So we’re 10 days into 2008. And I can say it’s already had its rough spots. And I haven’t blogged much. I’d like to change that.
I went into 2008 largely without New Year’s Resolutions this year. Minus the one that Kat claims I made to reduce the word “effing” in my vocabulary. Hey, I read that word in the last Harry Potter book. So I don’t quite feel so bad saying it. Except I don’t say it in certain company. That should tell me something.
Back to my resolutions. I didn’t really have any this year. Oh sure, there was the thought of getting myself straight financially. Getting fit. Yada yada yada. How original, you know? Those are probably the top two. So I got frustrated and didn’t make any really.
But, in the last 10 days of 2008, some have developed. Some I’ll share here. Some I won’t.
Oh, and I have a new hero this year! Mary J. Blige. Her music has inspired me to write much of what I’m about to write. Her songs inspire me. Two songs in particular “No More Drama” and “I’m Just Fine.” Those are my life songs right now!
With all that said, in 2008 (based on the first 10 days of 2008) I will:
• Listen more. There’s a whole world around me. People. Flowers. Animals. Life!!
• Talk more. Nobody can read my mind. But they certainty read silence any way they want. And I’m usually not going to like what they come up with. People assume all kinds of things when they don’t have information. Sad, but true.
• I’ll call my mom more. Seriously, I miss my mom. A lot. We text every now and then, but that’s no substitute for talking. Real-time talking. PICKING UP THE PHONE. What a concept. Yes, I will call my mom more.
• Set small-term goals for myself. And stick to them. I have a couple of milestones coming up. Yay me!
• I’ll use my new book of trees that I got for Christmas from Linda. I’m busting at the seams waiting for the trees to sprout leaves so I can start making a life list of what trees I’ve seen. (This is part of noticing the whole world around me)
• Laugh. I sometimes get caught up in the seriousness of life, when laughter will fix a lot. Or will at least lighten a situation. I’m not talking about busting out laughing during a tragic situation. I’m talking about finding laughter in everyday life.
• Each day, I’ll write a few things down that went RIGHT. As an person who religiously journals every day, I realized in 2007 how much time I spent on the negative. This is so non-productive. Sure, it was a part of the day. But it doesn’t have to be the whole day. Heck, I’ll even draw myself a picture of the day’s successes.

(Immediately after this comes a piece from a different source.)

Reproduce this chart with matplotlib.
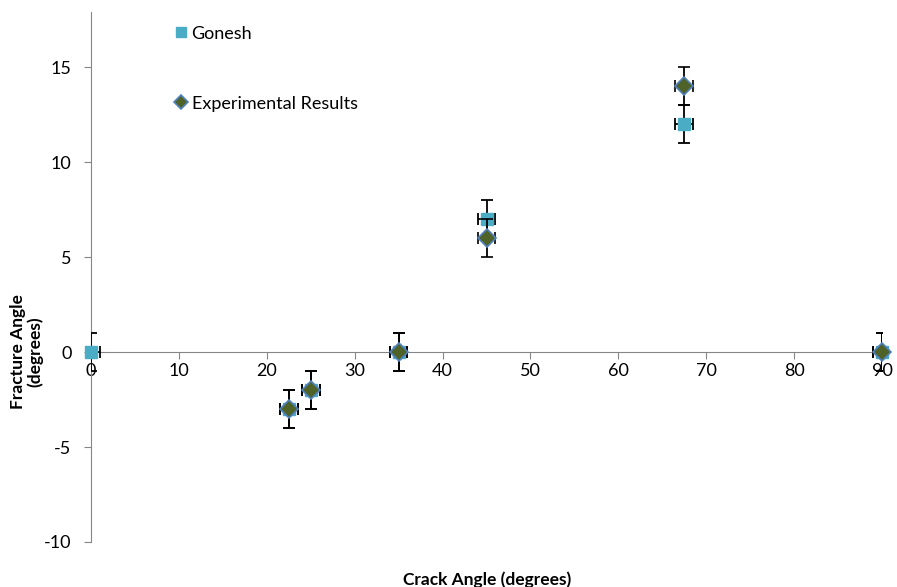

• I’ll make a honest crack at procrastination. It’s something I don’t like to admit, but I do procrastinate. I will take action. Instead of taking the Scarlett O’Hara attitude “I’ll think about that tomorrow.” Well, for me tomorrow turns into next week. And next month. Yeah, that has to stop.
• Perfectionism. Um, this one is dependent on what it is. When I look at my bathroom sink and it’s full of hair and toothpaste, I kinda lose it. I don’t see how somebody can deal with that. Yuck! And the sink usually leads me to scrubbing everything else in the bathroom. And then out into the front room…yeah…so I guess it depends on what it is. But I’m not lowering certain standards at how long I’ll look at hair in my sink.
• I’ll eat my vegetables. No really. I will.
I’m sure there are more. More will be added. These are just ones that I’ve thought of in 10 short days. The first 10 days of 2008.
The year 2007 had it’s challenges. This year, there is to be NO MORE DRAMA. I can’t predict if there will be tragedy or pain. But I can say that the drama is over. Here’s to a wonderful year. A year minus all the drama. Drama is for television. And even for other people probably, but it’s not for my life. Not anymore.
So, welcome 2008. Welcome to life. Welcome to love, joy. Good stuff and bad.